Calçando apenas chinelos de dedo, nos 12ºC desta manhã, Pires contou como se manteve durante as tentativas de sair do local pantanoso. Enquanto o dono relembra a aventura, Thor deitou ao seu lado e, em seguida, pulou sobre o colo do tutor. Como se ainda fosse um filhote, distribuiu lambidas.
Nas mãos ainda sujas de terra, a jaqueta de couro “nem tão velha”, como explicou, terá que ser descartada, pois fora destruída pelos espinhos-de-maricá, arbustos que o idoso teve de enfrentar.
Mecânico na vida adulta, o caseiro vive atualmente sozinho no sítio. Os seis filhos e vinte netos, espalhados pelos mais distintos bairros da Capital, o visitam com pouca frequência. A calma da vida no campo o motivou a deixar os motores de lado, na oficina em que atuava.
A região e a idade do homem procurado foram fatores de preocupação para o soldado Tiago da Rosa Ferreira, 39 anos, integrante da Companhia Especial de Busca e Salvamento dos Bombeiros. Acionado por volta de 0h30min, o militar e os colegas - humanos e caninos - foram à zona sul na tentativa de auxiliar as outras equipes de resgate. Enquanto parte dos socorristas conversava com o caseiro ao telefone em busca de referência para sua localização, o labrador da corporação rumou para outra área, com exatidão.
– A área estava muito alagada, seu Sérgio não conseguiria sair sozinho, ainda mais com o frio, que o estava debilitando muito - relembrou o soldado.

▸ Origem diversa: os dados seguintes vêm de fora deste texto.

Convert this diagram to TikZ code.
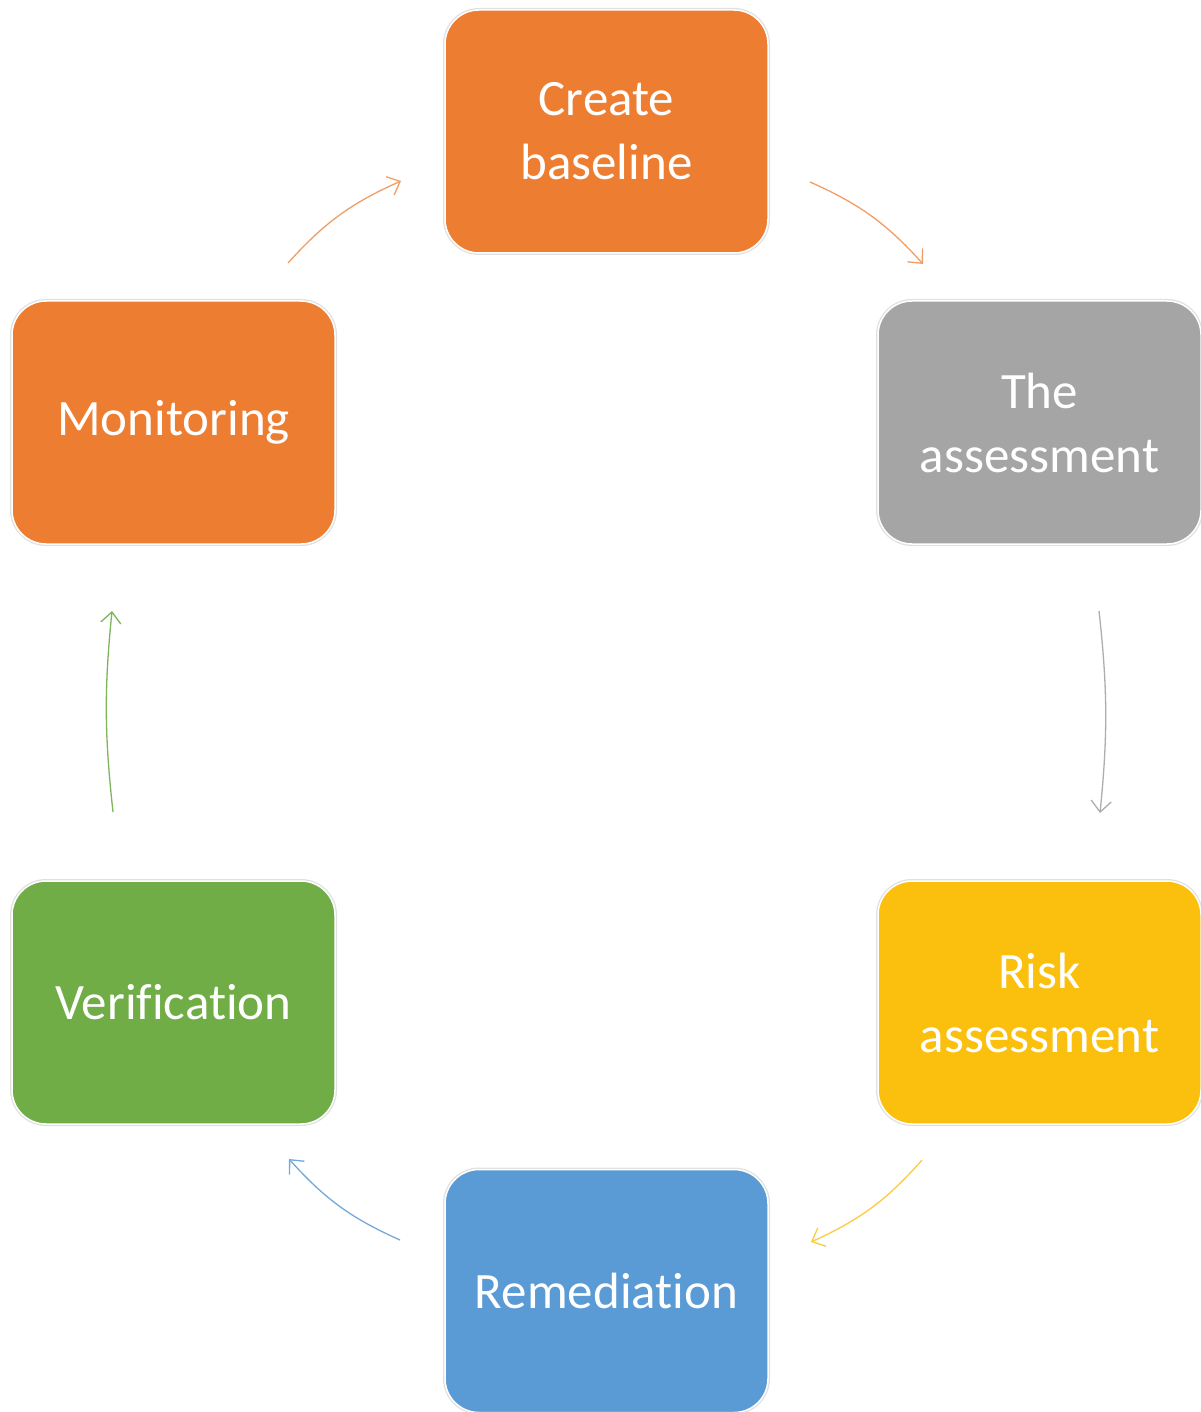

Ao ouvir o bombeiro gritar “Thor”, seu Sérgio ficou confuso.
– Como ele sabe o nome do meu cachorro? Aí me dei conta, o cão deles também se chama Thor - conta o idoso, com sorriso ainda incrédulo pela coincidência.
O “Thor Militar” é um dos tantos cães treinados desde o primeiro mês para esse tipo de socorro, segundo o soldado Ferreira. O animal tem na família outro herói, o filho Barão, integrante das equipes gaúchas que auxiliaram nas buscas da tragédia de Brumadinho, em Minas Gerais.
Saudando insistentemente os bombeiros, os quais definiu como “anjos”, o caseiro foi atendido pelo Samu - junto ao cão da guarda, deitado na maca da ambulância.
– Salvaram a minha vida, buscando um velho no mato. Não tenho palavras. Eles arriscam a vida pelo bem da sociedade - complementou.
As dificuldades enfrentadas pelos bombeiros durante o resgate foram ignoradas nas horas de busca.
– Só senti cansaço quando cheguei ao quartel, às 5h. Eu só posso agradecer esse carinho de seu Sérgio conosco. Ajudar os outros é o que me gratifica - agradece o soldado.
Mesmo com o susto vivido, o caseiro afirma que não vai deixar de circular entre as árvores e rios dos caminhos rurais de Porto Alegre. Com um porém:
– Na próxima eu levo um facão e uma lanterna. E se possível vou ainda de dia - brinca, observado pelo pitbull, que não parece concordar com a ideia.